### Provided material
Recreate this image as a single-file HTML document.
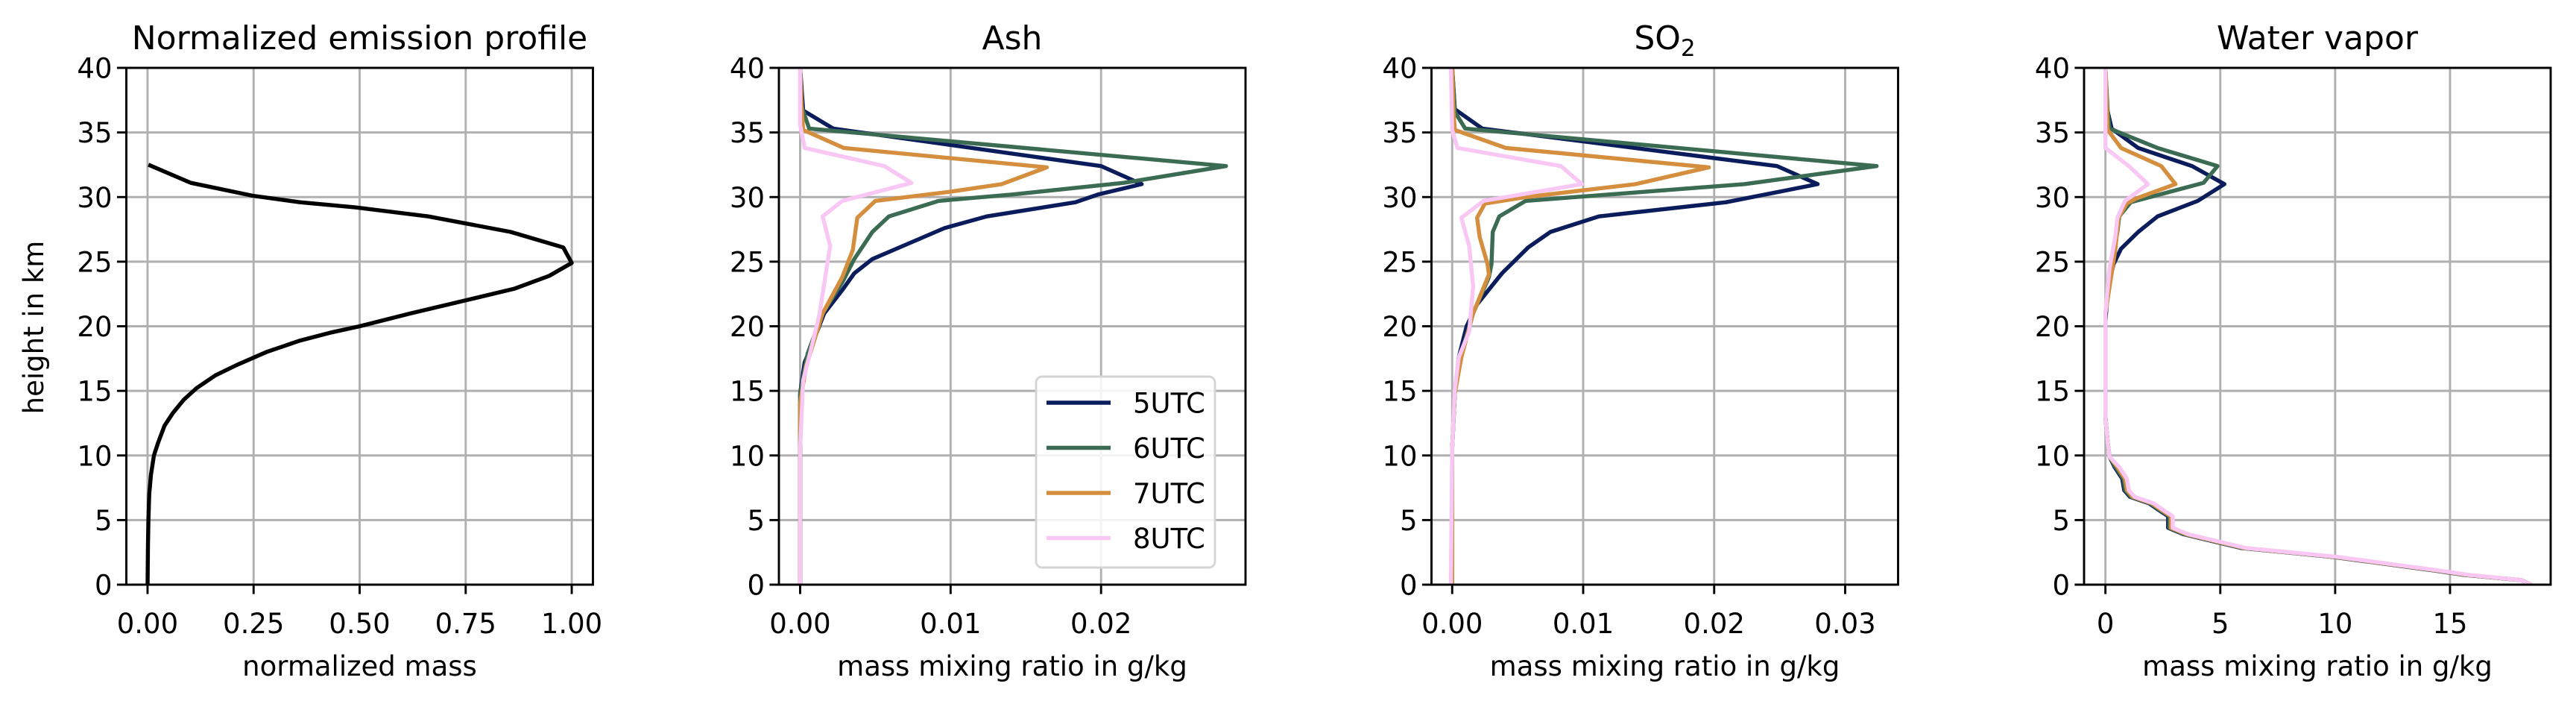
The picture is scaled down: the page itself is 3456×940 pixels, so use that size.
<!DOCTYPE html>
<html><head><meta charset="utf-8">
<style>
html,body{margin:0;padding:0;background:#fff;}
svg{display:block;font-family:"DejaVu Sans","Liberation Sans",sans-serif;}
</style></head>
<body>
<svg id="chart" width="3456" height="940" viewBox="0 0 3456 940" xmlns="http://www.w3.org/2000/svg"></svg>
<script>
// ---- data ----
const heightTicks = [0,5,10,15,20,25,30,35,40];
const seriesNames = ["5UTC","6UTC","7UTC","8UTC"];
const seriesColors = ["#0b1c5c","#3b6b52","#d48e3e","#f8c7f3"];

// Emission profile
const emisX = [0,0.001,0.002,0.004,0.008,0.015,0.025,0.04,0.06,0.085,0.115,0.16,0.21,0.28,0.36,0.43,0.5,0.62,0.762,0.864,0.947,1.0,0.98,0.856,0.662,0.49,0.359,0.248,0.102,0.002];
const emisY = [0,3,5,7,8.5,10,11,12.3,13.3,14.3,15.2,16.2,17,18,18.9,19.5,20,21,22.1,22.9,23.9,24.9,26.1,27.3,28.5,29.2,29.6,30.1,31.1,32.5];

// Ash
const ash5X = [0,0,0,0.0003,0.0009,0.0016,0.0028,0.0036,0.0048,0.0066,0.0096,0.0124,0.0183,0.0198,0.0227,0.02,0.0022,0.0002,0];
const ash5Y = [0,10,14.8,17.2,18.9,21.0,22.8,24.1,25.2,26.1,27.6,28.5,29.6,30.2,31.0,32.4,35.3,36.7,40];
const ash6X = [0,0,0,0.0005,0.0015,0.0028,0.0036,0.0048,0.0059,0.0092,0.0141,0.0215,0.0283,0.0006,0.0001,0];
const ash6Y = [0,10,14.8,17.9,21.0,23.4,25.2,27.3,28.5,29.7,30.2,31.1,32.4,35.3,37,40];
const ash7X = [0,0,0,0.0004,0.0015,0.0028,0.0035,0.0038,0.005,0.0099,0.0134,0.0164,0.0029,0.0002,0.0001,0];
const ash7Y = [0,10,14.1,16.9,21,23.8,25.9,28.4,29.7,30.4,31.0,32.3,33.8,35.2,36.9,40];
const ash8X = [0,0,0.0002,0.0008,0.0013,0.0018,0.002,0.0015,0.0028,0.0074,0.0056,0.0003,0,0];
const ash8Y = [0,10.6,15.8,18.6,21.0,24.8,26.2,28.5,29.7,31.1,32.4,33.8,35.6,40];

// SO2
const so5X = [0,0,0.0002,0.0005,0.0011,0.0019,0.0038,0.0058,0.0075,0.0112,0.0209,0.0254,0.0279,0.0248,0.0023,0.0002,0];
const so5Y = [0,10.6,14.8,17.6,20,21.7,24.1,26.1,27.3,28.5,29.6,30.5,31.0,32.4,35.3,36.8,40];
const so6X = [0,0,0.0002,0.0007,0.0016,0.0028,0.003,0.0031,0.0036,0.0056,0.0223,0.0324,0.001,0.0002,0];
const so6Y = [0,10.6,14.8,17.9,21,23.8,24.8,27.3,28.5,29.7,31.0,32.4,35.3,36.6,40];
const so7X = [0,0,0.0002,0.0007,0.0016,0.0028,0.0027,0.0021,0.0019,0.0025,0.0056,0.014,0.0196,0.0041,0.0002,0.0001,0];
const so7Y = [0,10.6,14.8,17.6,21,24.0,24.8,26.9,28.4,29.5,30.0,31.0,32.3,33.8,35.2,36.6,40];
const so8X = [-0.0001,0,0.0002,0.0005,0.0013,0.0016,0.0013,0.0007,0.0024,0.0099,0.0083,0.0004,0,-0.0001];
const so8Y = [0,10.6,15.1,17.6,19.6,23.1,26.2,28.4,29.7,31.0,32.4,33.8,35.2,40];

// Water vapor (lower troposphere shared shape, slight offsets per series)
const wvLowX = [18.53,18.1,15.8,14.5,10.1,6.1,3.6,2.93,2.93,2.5,2.1,1.27,1.02,0.93,0.6,0.18,0.1,0];
const wvLowY = [0,0.35,0.76,1.1,2.15,2.84,3.9,4.4,5.3,5.8,6.3,6.8,7.3,8.2,9.1,9.9,11,13];
const wvOffset = [-0.2,-0.15,-0.08,0];
const wv5X = [0,0.1,0.35,0.68,1.43,2.27,4.02,5.18,3.77,1.43,0.27,0.05,0];
const wv5Y = [20.3,22.8,24.8,26.0,27.3,28.5,29.7,31.0,32.4,33.8,35.3,37,40];
const wv6X = [0,0.27,0.52,0.6,1.1,4.27,4.88,2.27,0.18,0.1,0];
const wv6Y = [21,24.8,27.3,28.5,29.6,31.1,32.4,33.8,35.3,36.6,40];
const wv7X = [0,0.43,0.57,0.93,1.35,3.05,2.43,0.68,0.1,0];
const wv7Y = [21,25.9,28.4,29.5,29.9,31,32.4,33.8,35.2,40];
const wv8X = [0,0.18,0.43,0.52,0.85,1.85,1.02,0,0];
const wv8Y = [21,24.5,26.9,28.4,29.7,31,32.4,33.8,40];

const panelTitles = ["Normalized emission profile","Ash","SO2","Water vapor"];
const xTicksP1 = [0,0.25,0.5,0.75,1.0];
const xTickLabelsP1 = ["0.00","0.25","0.50","0.75","1.00"];
const xTicksP2 = [0,0.01,0.02];
const xTickLabelsP2 = ["0.00","0.01","0.02"];
const xTicksP3 = [0,0.01,0.02,0.03];
const xTickLabelsP3 = ["0.00","0.01","0.02","0.03"];
const xTicksP4 = [0,5,10,15];
const xTickLabelsP4 = ["0","5","10","15"];

// ---- layout ----
const NS = "http://www.w3.org/2000/svg";
const svg = document.getElementById("chart");
const TOP = 91, H = 693, W = 626;
const LEFTS = [169.5,1045,1920.5,2796];
const XLIMS = [[-0.05,1.05],[-0.00141,0.0296],[-0.00158,0.03404],[-0.93,19.38]];

function mk(tag, attrs, parent){
  const e = document.createElementNS(NS, tag);
  for (const k in attrs) e.setAttribute(k, attrs[k]);
  (parent||svg).appendChild(e);
  return e;
}
function yScale(v){ return TOP + H - v/40*H; }
function xScaleFor(p){ const [a,b]=XLIMS[p]; return v => LEFTS[p] + (v-a)/(b-a)*W; }

function drawPanel(p, ticks, labels, xlabel){
  const g = mk("g",{});
  
  
  const xs = xScaleFor(p), L = LEFTS[p];
  ticks.forEach((t,i)=>{
    const x = xs(t);
    const gl = mk("line",{x1:x,x2:x,y1:TOP,y2:TOP+H,stroke:"#b0b0b0","stroke-width":2.9},g);
    
    
    mk("line",{x1:x,x2:x,y1:TOP+H,y2:TOP+H+12.6,stroke:"#000","stroke-width":2.9},g);
    const tl = mk("text",{x:x,y:849,"font-size":37,"text-anchor":"middle",fill:"#000"},g);
    tl.textContent = labels[i];
    
    
  });
  heightTicks.forEach(t=>{
    const y = yScale(t);
    const gl = mk("line",{x1:L,x2:L+W,y1:y,y2:y,stroke:"#b0b0b0","stroke-width":2.9},g);
    
    
    mk("line",{x1:L-12.6,x2:L,y1:y,y2:y,stroke:"#000","stroke-width":2.9},g);
    const tl = mk("text",{x:L-19,y:y+13.5,"font-size":37,"text-anchor":"end",fill:"#000"},g);
    tl.textContent = String(t);
    
    
  });
  const xl = mk("text",{x:L+W/2,y:906,"font-size":37,"text-anchor":"middle",fill:"#000"},g);
  xl.textContent = xlabel;
  
  
  const tt = mk("text",{x:L+W/2,y:66,"font-size":44,"text-anchor":"middle",fill:"#000"},g);
  if (p===2){
    tt.textContent = "SO";
    const sub = mk("tspan",{"font-size":31,dy:9},tt);
    sub.textContent = "2";
  } else tt.textContent = panelTitles[p];
  
  
  return g;
}
function drawLine(p, X, Y, color, name, g){
  const xs = xScaleFor(p);
  const pts = X.map((v,i)=> xs(v).toFixed(1)+","+yScale(Y[i]).toFixed(1)).join(" ");
  const pl = mk("polyline",{points:pts,fill:"none",stroke:color,"stroke-width":5.4,"stroke-linejoin":"round","clip-path":"url(#clip"+p+")"},g);
  
  
}
function frame(p,g){
  const r = mk("rect",{x:LEFTS[p],y:TOP,width:W,height:H,fill:"none",stroke:"#000","stroke-width":2.9},g);
  
  
}
const defs = mk("defs",{});
for (let p=0;p<4;p++){
  const c = mk("clipPath",{id:"clip"+p},defs);
  mk("rect",{x:LEFTS[p],y:TOP,width:W,height:H},c);
}

// Panel 1
let g = drawPanel(0, xTicksP1, xTickLabelsP1, "normalized mass");
drawLine(0, emisX, emisY, "#000", "emission-profile-line", g);
frame(0,g);
const yl = mk("text",{x:0,y:0,"font-size":37,"text-anchor":"middle",fill:"#000",transform:"translate(58,439) rotate(-90)"});
yl.textContent = "height in km";



// Panel 2 Ash
g = drawPanel(1, xTicksP2, xTickLabelsP2, "mass mixing ratio in g/kg");
[[ash5X,ash5Y],[ash6X,ash6Y],[ash7X,ash7Y],[ash8X,ash8Y]].forEach((s,i)=>drawLine(1,s[0],s[1],seriesColors[i],"ash-"+seriesNames[i].toLowerCase()+"-line",g));
frame(1,g);
// legend
const lg = mk("g",{});


mk("rect",{x:1390,y:505,width:240,height:256,rx:8,fill:"#fff","fill-opacity":0.85,stroke:"#d5d5d5","stroke-width":2.9},lg);
seriesNames.forEach((n,i)=>{
  const y = 540 + i*60.5;
  const ln = mk("line",{x1:1404,x2:1490,y1:y,y2:y,stroke:seriesColors[i],"stroke-width":5.4},lg);
  
  
  const t = mk("text",{x:1520,y:y+13.5,"font-size":37,fill:"#000"},lg);
  t.textContent = n;
  
  
});

// Panel 3 SO2
g = drawPanel(2, xTicksP3, xTickLabelsP3, "mass mixing ratio in g/kg");
[[so5X,so5Y],[so6X,so6Y],[so7X,so7Y],[so8X,so8Y]].forEach((s,i)=>drawLine(2,s[0],s[1],seriesColors[i],"so2-"+seriesNames[i].toLowerCase()+"-line",g));
frame(2,g);

// Panel 4 Water vapor
g = drawPanel(3, xTicksP4, xTickLabelsP4, "mass mixing ratio in g/kg");
[[wv5X,wv5Y],[wv6X,wv6Y],[wv7X,wv7Y],[wv8X,wv8Y]].forEach((s,i)=>{
  const X = wvLowX.map(v=> v>0.5 && v<18 ? v+wvOffset[i] : v).concat(s[0]);
  const Y = wvLowY.concat(s[1]);
  drawLine(3,X,Y,seriesColors[i],"water-vapor-"+seriesNames[i].toLowerCase()+"-line",g);
});
frame(3,g);
</script>
</body></html>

### Description of the task
Copy each line above where the string "document" occurs.

### Response to the task
Recreate this image as a single-file HTML document.
const svg = document.getElementById("chart");
  const e = document.createElementNS(NS, tag);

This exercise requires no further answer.